While more than half of the 120 million TV homes in the U.S. now have the technology to receive an addressable ad—and new technologies and processes are emerging all the time that advance addressable—questions remain for many advertisers about how to best leverage addressable. For example, there are uncertainties around which measurement frameworks should be put in place, how to staff up the skills required to execute addressable buys and how best to navigate different partners and ecosystems.
According to a Forrester study commissioned by DISH Media and eight other companies, buyers’ No. 1 priority in 2021 is optimizing addressable and other emerging channels. And while less than 40% of respondents said they felt very confident in their ability to effectively execute addressable, 64% said they’d invest in addressable if they understood it better. (A downloadable study featuring more findings from Forrester’s research can be accessed here.)
Distributors understand that addressable is a detailed and complex process. But it is becoming less complex as a result of the developing technology around targeting and attribution. It is the role of distributors to ensure advertisers are educated about how the technology has evolved and demonstrate how points of friction have been adjusted to make the process more seamless, and effectively taking the mystery out of it.
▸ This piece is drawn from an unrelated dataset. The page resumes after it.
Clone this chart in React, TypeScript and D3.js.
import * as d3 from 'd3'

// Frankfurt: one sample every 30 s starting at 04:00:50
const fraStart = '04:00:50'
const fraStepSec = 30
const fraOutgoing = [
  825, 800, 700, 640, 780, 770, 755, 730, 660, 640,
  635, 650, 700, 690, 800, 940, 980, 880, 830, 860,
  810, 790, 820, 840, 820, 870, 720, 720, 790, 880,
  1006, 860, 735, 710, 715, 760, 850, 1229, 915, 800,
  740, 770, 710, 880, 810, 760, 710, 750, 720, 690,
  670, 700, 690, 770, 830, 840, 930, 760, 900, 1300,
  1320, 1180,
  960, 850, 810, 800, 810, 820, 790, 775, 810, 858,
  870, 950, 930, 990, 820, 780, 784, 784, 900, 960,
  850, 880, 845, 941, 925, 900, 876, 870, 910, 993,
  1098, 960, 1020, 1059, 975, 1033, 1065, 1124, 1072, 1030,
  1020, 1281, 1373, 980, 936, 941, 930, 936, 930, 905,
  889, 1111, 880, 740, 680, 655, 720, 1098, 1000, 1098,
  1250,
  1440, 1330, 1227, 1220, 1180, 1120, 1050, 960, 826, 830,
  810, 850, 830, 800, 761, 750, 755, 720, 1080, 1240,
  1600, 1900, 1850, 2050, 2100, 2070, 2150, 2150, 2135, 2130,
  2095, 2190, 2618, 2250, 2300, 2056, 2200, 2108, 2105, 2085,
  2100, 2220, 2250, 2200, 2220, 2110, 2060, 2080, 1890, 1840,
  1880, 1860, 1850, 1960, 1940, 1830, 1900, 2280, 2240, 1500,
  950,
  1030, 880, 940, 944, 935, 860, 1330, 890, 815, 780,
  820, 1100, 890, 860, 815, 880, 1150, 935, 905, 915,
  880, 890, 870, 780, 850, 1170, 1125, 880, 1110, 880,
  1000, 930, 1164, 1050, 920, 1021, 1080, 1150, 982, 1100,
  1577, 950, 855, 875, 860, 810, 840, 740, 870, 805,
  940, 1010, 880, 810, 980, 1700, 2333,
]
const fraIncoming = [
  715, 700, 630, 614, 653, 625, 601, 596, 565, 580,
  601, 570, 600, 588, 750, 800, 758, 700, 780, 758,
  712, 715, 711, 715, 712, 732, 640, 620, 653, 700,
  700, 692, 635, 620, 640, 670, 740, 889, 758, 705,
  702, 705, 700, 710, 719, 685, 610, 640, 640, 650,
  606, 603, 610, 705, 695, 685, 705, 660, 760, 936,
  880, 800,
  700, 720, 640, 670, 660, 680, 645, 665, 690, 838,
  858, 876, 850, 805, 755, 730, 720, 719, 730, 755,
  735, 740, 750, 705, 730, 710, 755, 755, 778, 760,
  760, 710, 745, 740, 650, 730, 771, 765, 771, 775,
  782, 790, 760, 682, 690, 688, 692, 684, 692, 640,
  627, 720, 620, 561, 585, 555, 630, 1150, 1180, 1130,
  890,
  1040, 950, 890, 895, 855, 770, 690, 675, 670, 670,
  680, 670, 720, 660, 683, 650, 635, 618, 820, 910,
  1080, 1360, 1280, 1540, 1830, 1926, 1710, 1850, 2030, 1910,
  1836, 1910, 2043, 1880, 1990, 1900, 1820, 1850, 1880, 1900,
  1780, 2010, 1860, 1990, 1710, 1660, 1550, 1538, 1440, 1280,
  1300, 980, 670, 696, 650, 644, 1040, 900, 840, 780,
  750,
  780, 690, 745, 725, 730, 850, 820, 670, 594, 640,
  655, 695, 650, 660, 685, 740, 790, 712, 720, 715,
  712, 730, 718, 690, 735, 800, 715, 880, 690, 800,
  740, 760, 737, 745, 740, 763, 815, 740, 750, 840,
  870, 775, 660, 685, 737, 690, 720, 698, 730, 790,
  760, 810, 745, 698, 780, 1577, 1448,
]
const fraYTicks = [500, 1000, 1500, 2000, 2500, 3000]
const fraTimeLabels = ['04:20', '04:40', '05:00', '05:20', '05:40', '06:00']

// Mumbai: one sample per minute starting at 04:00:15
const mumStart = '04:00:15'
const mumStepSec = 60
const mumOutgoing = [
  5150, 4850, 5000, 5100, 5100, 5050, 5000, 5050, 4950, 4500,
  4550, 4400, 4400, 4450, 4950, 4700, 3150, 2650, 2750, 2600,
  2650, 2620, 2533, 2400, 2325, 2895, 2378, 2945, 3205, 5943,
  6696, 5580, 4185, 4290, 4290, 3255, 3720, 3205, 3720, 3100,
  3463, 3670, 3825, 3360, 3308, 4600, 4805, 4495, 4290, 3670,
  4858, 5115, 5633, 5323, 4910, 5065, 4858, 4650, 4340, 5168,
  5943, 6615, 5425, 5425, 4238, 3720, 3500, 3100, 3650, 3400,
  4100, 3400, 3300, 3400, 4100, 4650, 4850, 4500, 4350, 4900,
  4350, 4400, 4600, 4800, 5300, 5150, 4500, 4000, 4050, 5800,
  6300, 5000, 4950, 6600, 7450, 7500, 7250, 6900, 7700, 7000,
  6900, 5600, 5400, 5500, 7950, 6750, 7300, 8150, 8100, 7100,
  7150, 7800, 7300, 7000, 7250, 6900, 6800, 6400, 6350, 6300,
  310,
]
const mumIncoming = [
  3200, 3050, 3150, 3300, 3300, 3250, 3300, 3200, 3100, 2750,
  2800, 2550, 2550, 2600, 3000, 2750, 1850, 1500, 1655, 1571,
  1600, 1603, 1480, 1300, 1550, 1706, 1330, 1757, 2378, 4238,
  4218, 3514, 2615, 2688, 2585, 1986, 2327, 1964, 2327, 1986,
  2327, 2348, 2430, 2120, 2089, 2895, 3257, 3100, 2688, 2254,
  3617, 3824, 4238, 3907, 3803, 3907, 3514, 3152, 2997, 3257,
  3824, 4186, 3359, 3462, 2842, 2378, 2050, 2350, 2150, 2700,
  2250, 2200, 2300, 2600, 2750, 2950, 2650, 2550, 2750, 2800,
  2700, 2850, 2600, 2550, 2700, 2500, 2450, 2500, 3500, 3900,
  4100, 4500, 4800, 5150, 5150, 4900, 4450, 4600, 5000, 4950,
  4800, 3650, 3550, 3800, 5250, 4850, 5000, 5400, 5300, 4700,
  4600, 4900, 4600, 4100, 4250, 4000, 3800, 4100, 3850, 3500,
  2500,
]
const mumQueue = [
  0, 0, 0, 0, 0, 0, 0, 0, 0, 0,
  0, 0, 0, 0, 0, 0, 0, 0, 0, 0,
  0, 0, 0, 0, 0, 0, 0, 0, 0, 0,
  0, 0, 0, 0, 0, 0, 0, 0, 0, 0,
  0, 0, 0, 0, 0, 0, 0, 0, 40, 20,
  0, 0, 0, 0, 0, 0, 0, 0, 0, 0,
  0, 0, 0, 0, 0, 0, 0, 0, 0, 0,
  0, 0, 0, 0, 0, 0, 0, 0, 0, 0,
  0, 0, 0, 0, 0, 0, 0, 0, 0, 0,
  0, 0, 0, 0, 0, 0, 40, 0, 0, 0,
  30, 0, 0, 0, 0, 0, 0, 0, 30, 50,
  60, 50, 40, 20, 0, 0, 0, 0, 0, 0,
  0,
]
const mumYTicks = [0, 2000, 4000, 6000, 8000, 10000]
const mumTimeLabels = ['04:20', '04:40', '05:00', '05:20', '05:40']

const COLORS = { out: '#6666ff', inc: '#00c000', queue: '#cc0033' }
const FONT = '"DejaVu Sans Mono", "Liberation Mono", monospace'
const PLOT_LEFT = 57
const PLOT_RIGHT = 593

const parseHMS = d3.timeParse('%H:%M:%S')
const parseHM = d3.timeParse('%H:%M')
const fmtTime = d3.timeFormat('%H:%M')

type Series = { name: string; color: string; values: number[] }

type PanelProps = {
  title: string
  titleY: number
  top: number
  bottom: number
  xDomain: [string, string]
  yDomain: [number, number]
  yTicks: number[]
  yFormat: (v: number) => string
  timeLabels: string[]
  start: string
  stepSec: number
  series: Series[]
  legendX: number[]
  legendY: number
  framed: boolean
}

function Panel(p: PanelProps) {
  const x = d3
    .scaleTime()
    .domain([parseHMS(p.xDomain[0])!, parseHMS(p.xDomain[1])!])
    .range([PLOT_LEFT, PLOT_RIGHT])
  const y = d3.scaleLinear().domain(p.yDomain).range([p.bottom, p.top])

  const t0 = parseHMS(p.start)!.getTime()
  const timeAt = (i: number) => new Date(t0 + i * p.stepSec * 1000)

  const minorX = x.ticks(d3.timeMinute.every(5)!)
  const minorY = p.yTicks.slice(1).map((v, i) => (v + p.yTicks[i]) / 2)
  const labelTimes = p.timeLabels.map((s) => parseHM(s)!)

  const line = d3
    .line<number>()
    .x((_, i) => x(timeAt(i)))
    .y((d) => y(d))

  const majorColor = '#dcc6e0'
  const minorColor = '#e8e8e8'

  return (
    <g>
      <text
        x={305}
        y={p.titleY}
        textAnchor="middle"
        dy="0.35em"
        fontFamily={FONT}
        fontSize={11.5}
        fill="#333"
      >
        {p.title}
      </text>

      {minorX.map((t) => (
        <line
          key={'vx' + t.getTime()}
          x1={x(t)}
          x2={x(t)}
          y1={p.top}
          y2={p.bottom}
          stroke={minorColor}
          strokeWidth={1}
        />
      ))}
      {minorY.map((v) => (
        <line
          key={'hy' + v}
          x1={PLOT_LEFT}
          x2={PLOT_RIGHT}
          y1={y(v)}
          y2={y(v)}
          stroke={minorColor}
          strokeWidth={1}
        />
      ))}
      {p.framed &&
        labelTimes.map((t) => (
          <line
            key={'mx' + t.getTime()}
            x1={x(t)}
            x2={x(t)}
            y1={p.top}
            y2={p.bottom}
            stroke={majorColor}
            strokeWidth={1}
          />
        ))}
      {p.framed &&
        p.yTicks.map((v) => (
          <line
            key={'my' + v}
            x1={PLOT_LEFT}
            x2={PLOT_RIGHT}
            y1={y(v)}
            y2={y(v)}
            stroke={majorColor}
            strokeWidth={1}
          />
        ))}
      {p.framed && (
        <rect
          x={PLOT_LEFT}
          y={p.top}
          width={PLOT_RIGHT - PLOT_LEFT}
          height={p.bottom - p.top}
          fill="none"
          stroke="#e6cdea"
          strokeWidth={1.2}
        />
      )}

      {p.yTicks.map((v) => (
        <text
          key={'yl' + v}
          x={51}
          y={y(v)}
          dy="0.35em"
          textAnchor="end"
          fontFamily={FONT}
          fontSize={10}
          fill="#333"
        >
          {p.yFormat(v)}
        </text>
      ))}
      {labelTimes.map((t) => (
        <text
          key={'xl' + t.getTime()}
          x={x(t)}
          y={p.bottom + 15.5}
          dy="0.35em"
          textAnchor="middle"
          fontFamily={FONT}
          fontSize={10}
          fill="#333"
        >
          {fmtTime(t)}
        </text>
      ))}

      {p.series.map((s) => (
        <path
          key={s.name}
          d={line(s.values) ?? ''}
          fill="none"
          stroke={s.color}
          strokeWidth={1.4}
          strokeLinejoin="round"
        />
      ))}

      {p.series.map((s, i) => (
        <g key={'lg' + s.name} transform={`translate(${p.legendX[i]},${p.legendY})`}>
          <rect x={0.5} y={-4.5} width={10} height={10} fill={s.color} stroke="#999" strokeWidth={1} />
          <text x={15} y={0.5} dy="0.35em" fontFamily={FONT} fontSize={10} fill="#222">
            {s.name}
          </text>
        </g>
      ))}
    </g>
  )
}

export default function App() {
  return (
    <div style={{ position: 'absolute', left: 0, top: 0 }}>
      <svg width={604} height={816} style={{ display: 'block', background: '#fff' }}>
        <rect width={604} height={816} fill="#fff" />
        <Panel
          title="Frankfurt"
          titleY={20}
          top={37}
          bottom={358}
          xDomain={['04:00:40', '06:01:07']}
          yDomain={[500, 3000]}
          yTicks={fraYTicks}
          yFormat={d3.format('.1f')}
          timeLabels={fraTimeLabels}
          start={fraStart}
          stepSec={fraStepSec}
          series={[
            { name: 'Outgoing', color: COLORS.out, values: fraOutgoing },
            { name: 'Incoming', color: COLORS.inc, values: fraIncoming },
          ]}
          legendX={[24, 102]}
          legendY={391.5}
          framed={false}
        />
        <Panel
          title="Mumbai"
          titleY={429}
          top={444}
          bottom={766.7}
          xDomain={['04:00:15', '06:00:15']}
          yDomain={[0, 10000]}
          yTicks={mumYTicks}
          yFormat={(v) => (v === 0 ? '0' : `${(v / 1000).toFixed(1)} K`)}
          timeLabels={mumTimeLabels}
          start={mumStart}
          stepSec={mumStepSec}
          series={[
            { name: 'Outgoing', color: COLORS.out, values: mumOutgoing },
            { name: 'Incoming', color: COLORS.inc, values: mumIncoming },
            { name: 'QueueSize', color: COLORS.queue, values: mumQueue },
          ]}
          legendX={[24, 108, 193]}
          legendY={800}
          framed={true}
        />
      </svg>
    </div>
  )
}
Driving down CPM, increasing ROI
As for perceptions about the cost of addressable, while advertising that promises to reach a more targeted audience naturally means it will necessitate a higher CPM, there is a misperception that addressable is solely about that depth of precision, when actually the technology can be used across linear channels, reaching broader audiences. The broader the audience, the lower the CPM—just as with any other type of advertising.
The price of an ad should be directly connected to the performance of that ad. Addressable advertising enables marketers to determine the impact of every dollar spent, giving them the ROI, ROAS and all the KPIs that matter to them. Addressable puts the industry in a position to measure effectiveness like never before—which should make the process of buying addressable less impenetrable.
Which brings us to questions around a lack of addressable TV inventory. MVPDs cannot create ad space themselves. Programmers hold a large amount of inventory control, and even then it is finite. The key is continuing to push to make that inventory addressable-enabled. One of our north stars is that we believe the TV market in general is moving toward impression-based ads. That means that over time, traditional TV will have the opportunity to migrate from a national linear spot to billions of impressions served, based on the variables advertisers are seeking. One of the biggest developments has been the enablement of more national minutes that belong to programmers, which should continue apace over the next 12 to 18 months. All of this is good news for advertisers seeking opportunities in addressable TV.
As for measurement, in today’s advertising ecosystem you are either a walled garden—and are building those walls higher and higher—or you are part of this open, interoperable, federated approach of industry collaboration. That means being measurement and data partner agnostic. The brand and its agency chooses which targeting and measurement data to work with, and we oblige. That said, distributors must get aligned and allow for the demand side to plan, buy and measure using the same technology. That collaboration is an absolute requirement moving forward for distributors to maximize the opportunity around addressable advertising.
Distributors must continue to be nimble, and able to turn on a dime to serve their clients. Being flexible has gone from a catchphrase to table stakes, and the global crisis of the past year has certainly increased the demand for flexibility on the part of everyone. In television advertising in particular, the days of demanding maximum upfront commitments and dictating solutions rather than optionality for marketers are fast waning. It is now about a universe of choices and maximum control for advertisers—the kind afforded by addressable television. It requires a single-minded cooperation from across the industry to dismantle the barriers that remain.